EXERCISE BRIEF:
Working from the top of the listing below, retype each line through the line containing "Chart.register(...registerables);", both included, with no pictures.

INFORMATION PROVIDED:

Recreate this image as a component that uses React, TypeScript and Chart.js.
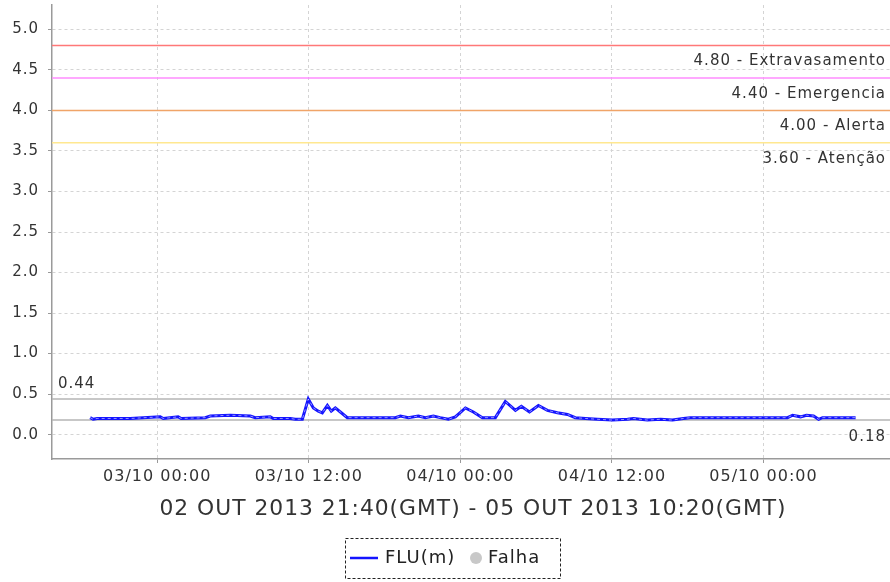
import React, { useEffect, useRef } from 'react';
import { Chart, registerables } from 'chart.js';

Chart.register(...registerables);

// Time in hours relative to 03/10/2013 00:00 (local time)
const flowHours = [
  -5.31, -5.07, -4.75, -2.14, 0.24, 0.48, 1.66, 1.9, 3.8, 4.2, 5.78, 7.37, 7.76, 8.95, 9.19,
  10.53, 10.93, 11.49, 11.96, 12.36, 12.75, 13.07, 13.47, 13.78, 14.1, 14.5, 15.05, 18.85,
  19.25, 19.88, 20.67, 21.23, 21.86, 22.4, 23.05, 23.6, 24.4, 25.03, 25.74, 26.77, 27.56,
  28.36, 28.83, 29.47, 30.18, 30.89, 31.68, 32.48, 33.1, 33.9, 34.85, 36.04, 37.23, 37.7,
  38.8, 39.84, 40.79, 41.66, 42.2, 49.9, 50.3, 50.93, 51.4, 51.96, 52.36, 52.67, 55.29,
];
const flowValues = [
  0.21, 0.19, 0.2, 0.2, 0.22, 0.2, 0.22, 0.2, 0.21, 0.23, 0.24, 0.23, 0.21, 0.22, 0.2,
  0.2, 0.19, 0.19, 0.44, 0.33, 0.29, 0.27, 0.36, 0.29, 0.33, 0.28, 0.21, 0.21,
  0.23, 0.21, 0.23, 0.21, 0.23, 0.21, 0.19, 0.22, 0.33, 0.28, 0.21, 0.21, 0.41,
  0.3, 0.35, 0.28, 0.36, 0.3, 0.27, 0.25, 0.21, 0.2, 0.19, 0.18, 0.19, 0.2,
  0.18, 0.19, 0.18, 0.2, 0.21, 0.21, 0.24, 0.22, 0.24, 0.23, 0.19, 0.21, 0.21,
];

const xTickHours = [0, 12, 24, 36, 48];
const xTickLabels = ['03/10 00:00', '03/10 12:00', '04/10 00:00', '04/10 12:00', '05/10 00:00'];
const yTickValues = [0, 0.5, 1, 1.5, 2, 2.5, 3, 3.5, 4, 4.5, 5];

const thresholdValues = [4.8, 4.4, 4.0, 3.6];
const thresholdNames = ['Extravasamento', 'Emergencia', 'Alerta', 'Atenção'];
const thresholdColors = ['#ff7878', '#ff8cff', '#f0a468', '#ffe890'];

const maxLevel = 0.44;
const minLevel = 0.18;

const axisTitle = '02 OUT 2013 21:40(GMT) - 05 OUT 2013 10:20(GMT)';
const seriesName = 'FLU(m)';
const failName = 'Falha';

const FONT = '"DejaVu Sans", sans-serif';

const spacingPlugin = {
  id: 'spacing',
  beforeLayout(chart: any) {
    chart.ctx.letterSpacing = '1px';
  },
  beforeDraw(chart: any) {
    chart.ctx.letterSpacing = '1px';
  },
};

const linesPlugin = {
  id: 'levelLines',
  beforeDatasetsDraw(chart: any) {
    const { ctx, chartArea } = chart;
    const y = chart.scales.y;
    ctx.save();
    ctx.beginPath();
    ctx.rect(chartArea.left, chartArea.top, chartArea.right - chartArea.left, chartArea.bottom - chartArea.top);
    ctx.clip();
    thresholdValues.forEach((v, i) => {
      const py = y.getPixelForValue(v);
      ctx.strokeStyle = thresholdColors[i];
      ctx.lineWidth = 1.5;
      ctx.beginPath();
      ctx.moveTo(chartArea.left, py);
      ctx.lineTo(chartArea.right, py);
      ctx.stroke();
    });
    [maxLevel, minLevel].forEach((v) => {
      const py = y.getPixelForValue(v);
      ctx.strokeStyle = '#b4b4b4';
      ctx.lineWidth = 1.5;
      ctx.beginPath();
      ctx.moveTo(chartArea.left, py);
      ctx.lineTo(chartArea.right, py);
      ctx.stroke();
    });
    ctx.restore();
  },
  afterDatasetsDraw(chart: any) {
    const { ctx, chartArea } = chart;
    const y = chart.scales.y;
    // light dotted core on the series line (marker look)
    const pts = chart.getDatasetMeta(0).data;
    if (pts.length) {
      ctx.save();
      ctx.strokeStyle = 'rgba(255,255,255,0.55)';
      ctx.lineWidth = 1;
      ctx.setLineDash([3, 3]);
      ctx.beginPath();
      pts.forEach((p: any, i: number) => (i ? ctx.lineTo(p.x, p.y) : ctx.moveTo(p.x, p.y)));
      ctx.stroke();
      ctx.restore();
    }
    ctx.save();
    ctx.letterSpacing = '1px';
    ctx.font = `15px ${FONT}`;
    ctx.fillStyle = '#333';
    ctx.textBaseline = 'middle';
    ctx.textAlign = 'right';
    const rightX = 886;
    thresholdValues.forEach((v, i) => {
      const py = y.getPixelForValue(v);
      ctx.fillText(`${v.toFixed(2)} - ${thresholdNames[i]}`, rightX, py + 16);
    });
    ctx.fillText(minLevel.toFixed(2), rightX, y.getPixelForValue(minLevel) + 17);
    ctx.textAlign = 'left';
    ctx.fillText(maxLevel.toFixed(2), chartArea.left + 6, y.getPixelForValue(maxLevel) - 15);
    ctx.restore();
  },
  afterDraw(chart: any) {
    const { ctx } = chart;
    ctx.save();
    ctx.letterSpacing = '1px';
    const bx = 345, by = 538, bw = 215, bh = 40;
    const cy = by + bh / 2;
    ctx.setLineDash([3, 2]);
    ctx.strokeStyle = '#222';
    ctx.lineWidth = 1;
    ctx.strokeRect(bx + 0.5, by + 0.5, bw, bh);
    ctx.setLineDash([]);
    ctx.strokeStyle = chart.data.datasets[0].borderColor;
    ctx.lineWidth = 2.5;
    ctx.beginPath();
    ctx.moveTo(bx + 5, cy);
    ctx.lineTo(bx + 33, cy);
    ctx.stroke();
    ctx.font = `18px ${FONT}`;
    ctx.fillStyle = '#222';
    ctx.textBaseline = 'middle';
    ctx.textAlign = 'left';
    ctx.fillText(chart.data.datasets[0].label, bx + 40, cy);
    ctx.fillStyle = chart.data.datasets[1].backgroundColor;
    ctx.beginPath();
    ctx.arc(bx + 131, cy, 6, 0, Math.PI * 2);
    ctx.fill();
    ctx.fillStyle = '#222';
    ctx.fillText(chart.data.datasets[1].label, bx + 143, cy);
    ctx.restore();
  },
};

export default function App() {
  const ref = useRef<HTMLCanvasElement>(null);

  useEffect(() => {
    if (!ref.current) return;
    const chart = new Chart(ref.current, {
      type: 'line',
      data: {
        datasets: [
          {
            label: seriesName,
            data: flowHours.map((h, i) => ({ x: h, y: flowValues[i] })),
            borderColor: 'rgb(20,20,255)',
            backgroundColor: 'rgb(20,20,255)',
            borderWidth: 3,
            pointRadius: 0,
            tension: 0,
          },
          {
            label: failName,
            data: [],
            borderColor: '#c8c8c8',
            backgroundColor: '#c8c8c8',
            showLine: false,
            pointRadius: 5,
          },
        ],
      },
      options: {
        animation: false,
        responsive: false,
        devicePixelRatio: 1,
        layout: { padding: { top: 5, left: 0, right: 0, bottom: 0 } },
        plugins: {
          legend: { display: false },
          tooltip: { enabled: false },
        },
        scales: {
          x: {
            type: 'linear',
            min: -8.33,
            max: 58.33,
            afterBuildTicks(scale: any) {
              scale.ticks = xTickHours.map((v) => ({ value: v }));
            },
            afterFit(scale: any) {
              scale.height = 123;
              scale.paddingLeft = 0;
              scale.paddingRight = 0;
            },
            ticks: {
              autoSkip: false,
              maxRotation: 0,
              padding: 4,
              color: '#333',
              font: { family: FONT, size: 16 },
              callback: (v: any) => {
                const i = xTickHours.indexOf(Number(v));
                return i >= 0 ? xTickLabels[i] : '';
              },
            },
            grid: {
              color: '#d4d4d4',
              lineWidth: 1,
              tickLength: 4,
              tickColor: '#999',
            },
            border: { display: true, color: '#9a9a9a', width: 1.5, dash: [3, 3] },
            title: {
              display: true,
              text: axisTitle,
              color: '#333',
              font: { family: FONT, size: 21.8 },
              padding: { top: 0, bottom: 60 },
            },
          },
          y: {
            type: 'linear',
            min: -0.3,
            max: 5.3,
            afterBuildTicks(scale: any) {
              scale.ticks = yTickValues.map((v) => ({ value: v }));
            },
            afterFit(scale: any) {
              scale.width = 52;
              scale.paddingTop = 0;
              scale.paddingBottom = 0;
            },
            ticks: {
              padding: 9,
              color: '#333',
              font: { family: FONT, size: 15 },
              callback: (v: any) => Number(v).toFixed(1),
            },
            grid: {
              color: '#d4d4d4',
              lineWidth: 1,
              tickLength: 4,
              tickColor: '#999',
            },
            border: { display: true, color: '#9a9a9a', width: 1.5, dash: [3, 3] },
          },
        },
      },
      plugins: [spacingPlugin, linesPlugin],
    } as any);
    return () => chart.destroy();
  }, []);

  return (
    <div style={{ position: 'fixed', left: 0, top: 0, width: 890, height: 582, overflow: 'hidden', background: '#fff' }}>
      <canvas ref={ref} width={894} height={582} style={{ display: 'block', width: 894, height: 582 }} />
    </div>
  );
}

SOLUTION TO THE EXERCISE:
Recreate this image as a component that uses React, TypeScript and Chart.js.
import React, { useEffect, useRef } from 'react';
import { Chart, registerables } from 'chart.js';

Chart.register(...registerables);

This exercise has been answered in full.